Nuovo Cimento
- Discipline: Physics
- Language: English

Standard abbreviations
- ISO 4: Nuovo Cimento

= Nuovo Cimento =

Series of scientific physics journals

Nuovo Cimento is a series of peer-reviewed scientific journals of physics. The series was first established in 1855, when Carlo Matteucci and Raffaele Piria started publishing Il Nuovo Cimento as the continuation of Il Cimento, which they established in 1844. In 1897, it became the official journal of the Italian Physical Society.

== Sub-journals ==
Over time, the journal split into several sub-journals:
- Nuovo Cimento A (1965–1999): Focused on particle physics. The journal ended when it was merged into the European Physical Journal, in 1999.
- Nuovo Cimento B (1965–2010): Focused on relativity, astronomy, and mathematical physics. As of 1 January 2011 it continues publication as the European Physical Journal Plus.
- Nuovo Cimento C (1978–present): Focuses on geophysics, astrophysics, and biophysics.
- Nuovo Cimento D (1982–1998): Focuses on solid state physics, atomic physics, and molecular biology.
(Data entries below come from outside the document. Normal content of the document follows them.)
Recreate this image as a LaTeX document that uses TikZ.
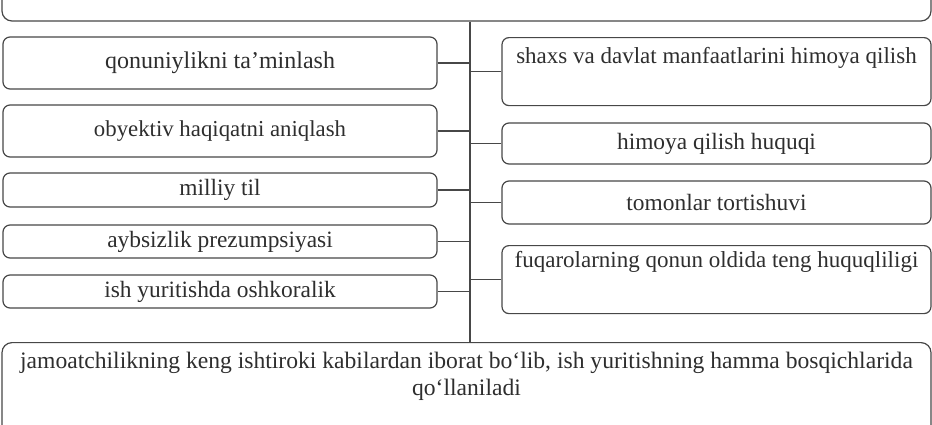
\documentclass[tikz,border=0pt]{standalone}
\usepackage{fontspec}
\setmainfont{Liberation Serif}
\begin{document}
\begin{tikzpicture}[x=0.5pt,y=-0.5pt,
  line width=0.6pt,
  ink/.style={draw=black!72},
  box/.style={ink, rounded corners=3.5pt, inner sep=0pt, text=black!82,
    font=\fontsize{11.7}{14}\selectfont},
  lbox/.style={box, minimum width=217pt},
  rbox/.style={box, minimum width=214.5pt},
  wbox/.style={box, minimum width=464.5pt, rounded corners=5pt},
  link/.style={ink, line width=0.55pt}]
\useasboundingbox (0,0) rectangle (932,424);
\clip (0,0) rectangle (932,424);
% top and bottom boxes
\node[wbox, minimum height=25.5pt] (top) at (466.5,-4.5) {};
\node[wbox, anchor=north, text height=13pt, text depth=41pt] (bot) at (466.5,342)
  {\parbox[t]{460pt}{\centering\fontsize{11.8}{13.5}\selectfont jamoatchilikning keng ishtiroki kabilardan iborat bo‘lib, ish yuritishning hamma bosqichlarida\\ qo‘llaniladi}};
% left column
\node[lbox, minimum height=26pt, font=\fontsize{12}{14}\selectfont] (l1) at (220,63) {qonuniylikni ta’minlash};
\node[lbox, minimum height=26pt, font=\fontsize{11.4}{14}\selectfont] (l2) at (220,131) {obyektiv haqiqatni aniqlash};
\node[lbox, minimum height=17pt] (l3) at (220,190) {milliy til};
\node[lbox, minimum height=16.5pt] (l4) at (220,241.5) {aybsizlik prezumpsiyasi};
\node[lbox, minimum height=16.5pt] (l5) at (220,291.5) {ish yuritishda oshkoralik};
% right column
\node[rbox, anchor=north, text height=13pt, text depth=21pt, font=\fontsize{11.5}{14}\selectfont] (r1) at (716.5,37) {shaxs va davlat manfaatlarini himoya qilish};
\node[rbox, minimum height=20.5pt] (r2) at (716.5,143.5) {himoya qilish huquqi};
\node[rbox, minimum height=21.5pt] (r3) at (716.5,202.5) {tomonlar tortishuvi};
\node[rbox, anchor=north, text height=11pt, text depth=23pt, font=\fontsize{11.5}{14}\selectfont] (r4) at (716.5,245) {fuqarolarning qonun oldida teng huquqliligi};
% spine and branches
\coordinate (vx) at (470,0);
\draw[link] (top.south -| vx) -- (bot.north -| vx);
\foreach \n in {l1,l2,l3,l4,l5} \draw[link] (\n.east) -- (\n.east -| vx);
\foreach \n in {r1,r2,r3,r4} \draw[link] (\n.west) -- (\n.west -| vx);
\end{tikzpicture}
\end{document}
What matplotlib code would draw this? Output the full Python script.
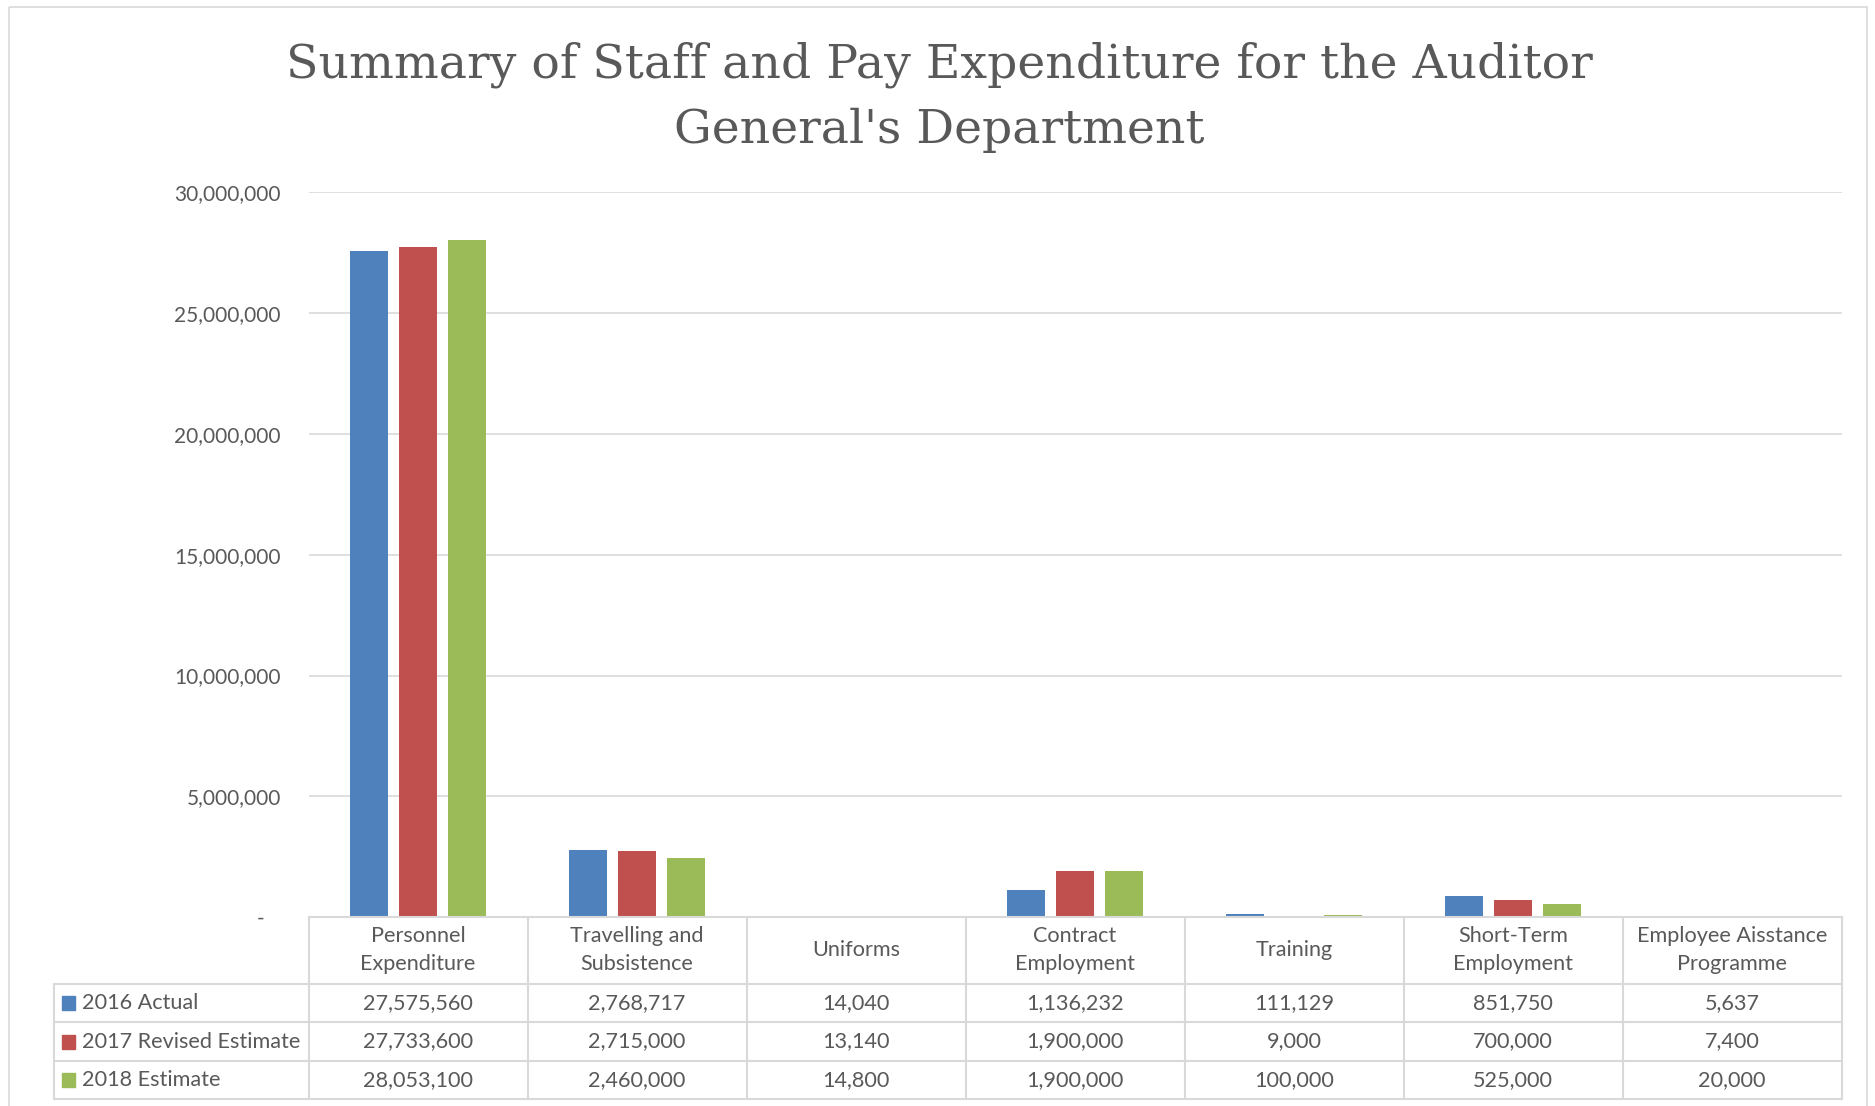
import numpy as np
import matplotlib.pyplot as plt
from matplotlib.lines import Line2D
from matplotlib.patches import Rectangle
from matplotlib.ticker import FuncFormatter
from matplotlib.transforms import blended_transform_factory

plt.rcParams['font.family'] = ['Lato', 'DejaVu Sans']

#Chart data
title = "Summary of Staff and Pay Expenditure for the Auditor\nGeneral's Department"
categories = ["Personnel\nExpenditure", "Travelling and\nSubsistence", "Uniforms",
              "Contract\nEmployment", "Training", "Short-Term\nEmployment",
              "Employee Aisstance\nProgramme"]
series_names = ["2016 Actual", "2017 Revised Estimate", "2018 Estimate"]
actual_2016 = [27575560, 2768717, 14040, 1136232, 111129, 851750, 5637]
revised_2017 = [27733600, 2715000, 13140, 1900000, 9000, 700000, 7400]
estimate_2018 = [28053100, 2460000, 14800, 1900000, 100000, 525000, 20000]
series_values = [actual_2016, revised_2017, estimate_2018]
yticks = [0, 5000000, 10000000, 15000000, 20000000, 25000000, 30000000]

colors = ["#4F81BD", "#C0504D", "#9BBB59"]
textcol = "#595959"
gridcol = "#D9D9D9"

W, H = 1875, 1106
fig = plt.figure(figsize=(W/100, H/100), dpi=100)

#Plot area in pixels (from top-left)
px_left, px_right, px_top, px_bottom = 308.5, 1841.5, 192.5, 917
ax = fig.add_axes([px_left/W, (H-px_bottom)/H, (px_right-px_left)/W, (px_bottom-px_top)/H])

x = np.arange(len(categories))
bar_w = 0.175
step = 0.224
for k, (vals, col) in enumerate(zip(series_values, colors)):
    ax.bar(x + (k-1)*step, vals, width=bar_w, color=col, zorder=3)

ax.set_xlim(-0.5, len(categories)-0.5)
ax.set_ylim(0, 30000000)
ax.set_yticks(yticks)
ax.yaxis.set_major_formatter(FuncFormatter(lambda v, p: f"{int(v):,}" if v else "-   "))
ax.tick_params(axis='y', length=0, pad=20, labelsize=15, labelcolor=textcol)
ax.set_xticks([])
ax.grid(axis='y', color=gridcol, lw=1.2, zorder=0)
for s in ax.spines.values():
    s.set_visible(False)

#Overlay in figure pixels for the frame, title and data table
ov = fig.add_axes([0, 0, 1, 1], zorder=-1)
ov.set_xlim(0, W)
ov.set_ylim(H, 0)
ov.axis('off')
ov.add_patch(Rectangle((9, 7), 1858, H + 20, fill=False, ec=gridcol, lw=1.2))

for i, line in enumerate(title.split("\n")):
    ov.text(W/2 + 2, [78, 143][i], line, ha='center', va='baseline', fontsize=34,
            color=textcol, family=['DejaVu Serif'])

#Data table below the bars, columns follow the category axis
tr = blended_transform_factory(ax.transData, ov.transData)
table_top, header_bot = 917, 984
row_lines = [984, 1022, 1061, 1099]
legend_left = 54
lw_tab = 1.5
fs_tab = 15.6

fig.add_artist(Line2D([px_left, px_right], [H-table_top, H-table_top], transform=None,
                      color=gridcol, lw=lw_tab))
for yy in row_lines:
    ov.plot([legend_left, px_right], [yy, yy], color=gridcol, lw=lw_tab, solid_capstyle='butt')
ov.plot([legend_left, legend_left], [header_bot, row_lines[-1]], color=gridcol, lw=lw_tab)
for b in np.arange(len(categories)+1) - 0.5:
    ov.plot([b, b], [table_top, row_lines[-1]], color=gridcol, lw=lw_tab, transform=tr)

for i, cat in enumerate(categories):
    ov.text(i, (table_top+header_bot)/2, cat, transform=tr, ha='center', va='center',
            fontsize=fs_tab, color=textcol, linespacing=1.5)

for r, (name, vals, col) in enumerate(zip(series_names, series_values, colors)):
    yc = (row_lines[r] + row_lines[r+1])/2
    ov.add_patch(Rectangle((62, yc-7), 13, 14, color=col))
    ov.text(82, yc, name, ha='left', va='center', fontsize=fs_tab, color=textcol)
    for i, v in enumerate(vals):
        ov.text(i, yc, f"{v:,}", transform=tr, ha='center', va='center', fontsize=fs_tab,
                color=textcol)

fig.savefig("out.png", dpi=100)
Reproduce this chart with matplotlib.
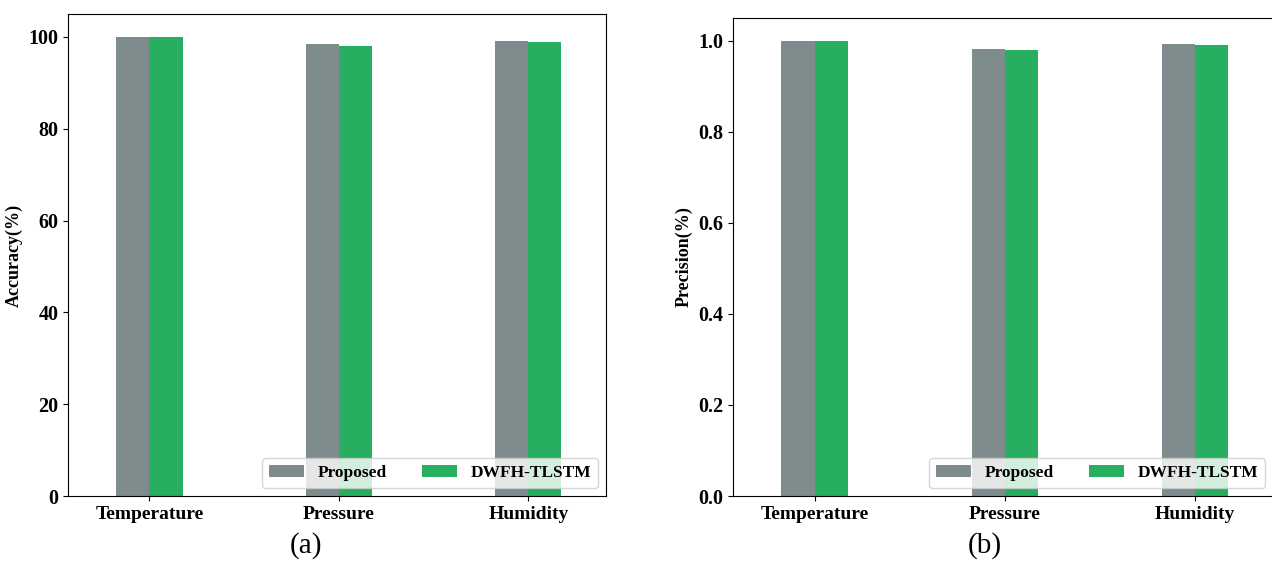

The journal ended when it was merged into the European Physical Journal in 1998.
- Supplemento al Nuovo Cimento (1949–1968): A supplement to Nuovo Cimento
- Lettere al Nuovo Cimento (1969–1986): A series for letters and other short publications. The journal ended when it was merged into Europhysics Letters in 1986.
- Rivista del Nuovo Cimento (1969–present): Publishes review articles.